Owner Chris Sefryn calls his mix “groovy lounge music.” It’s probably sexy and fun when the restaurant is full, but it’s kind of incongruous when the sleek, glamorous dining room (which bears no resemblance to its former incarnation as R.T.’s Deli) is half-empty, as it was on that Wednesday night.

And why is the place half-empty? Café Trocadero will be, I predict, the hottest restaurant in the city before the end of the summer. It’s already been discovered by the food snobs (the dinner menu, in particular, has some luscious offerings, like a meaty wild-mushroom tart and a slab of pink trout encrusted with spiced pecans) and the well-coiffed A-List Gay Crowd, which lounges in the gold, upholstered booths and orders summery chocolate martinis. They unabashedly stare at the gorgeous servers, who glide like Armani models across the shiny, cherry floors in ebony uniforms.

On another visit, I watched my young friend Jen play coquette with our chiseled waiter Antony, especially when she was told that he, uh, “shopped in her mall.” I stopped shopping in any mall about twenty pounds ago. That’s what comes from overindulging in desserts like Café Trocadero’s Frozen Cashew Brittle Glace, made with butterscotch caramel, a thick macaroon and melted Belgian chocolate.

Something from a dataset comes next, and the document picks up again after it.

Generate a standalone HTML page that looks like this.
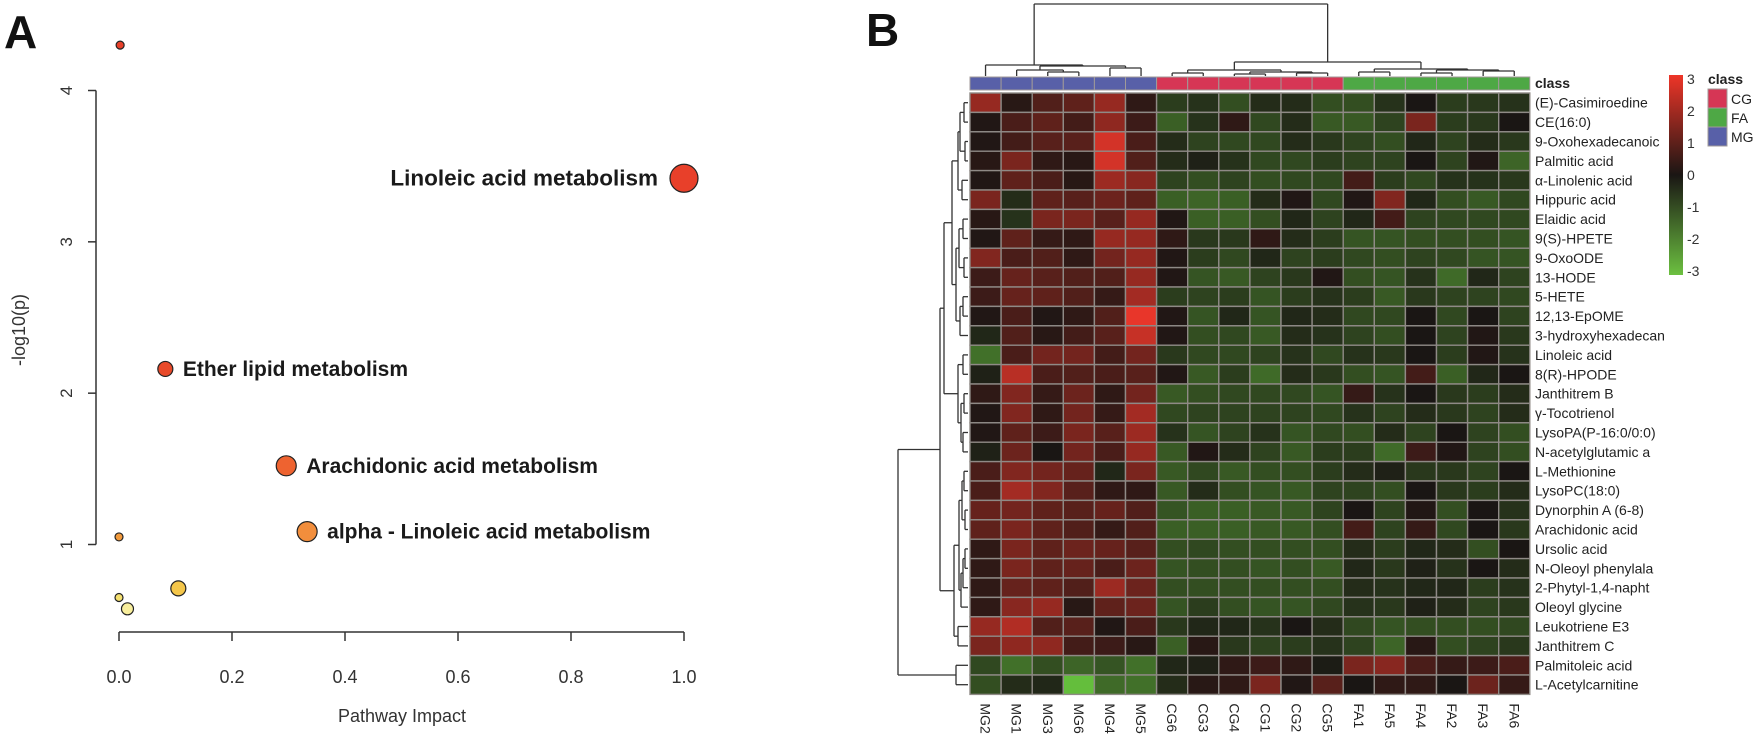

When you focus on something as beautiful as that dessert, who cares about groovy lounge music?

Manager Robbie McGowen says most of the restaurant’s patrons dig the music. “I haven’t had one complaint,” he says, “and lots of compliments, even from people over fifty.”

Thirtysomething Jen didn’t completely agree. “The music makes me want to put a glow stick in my mouth.”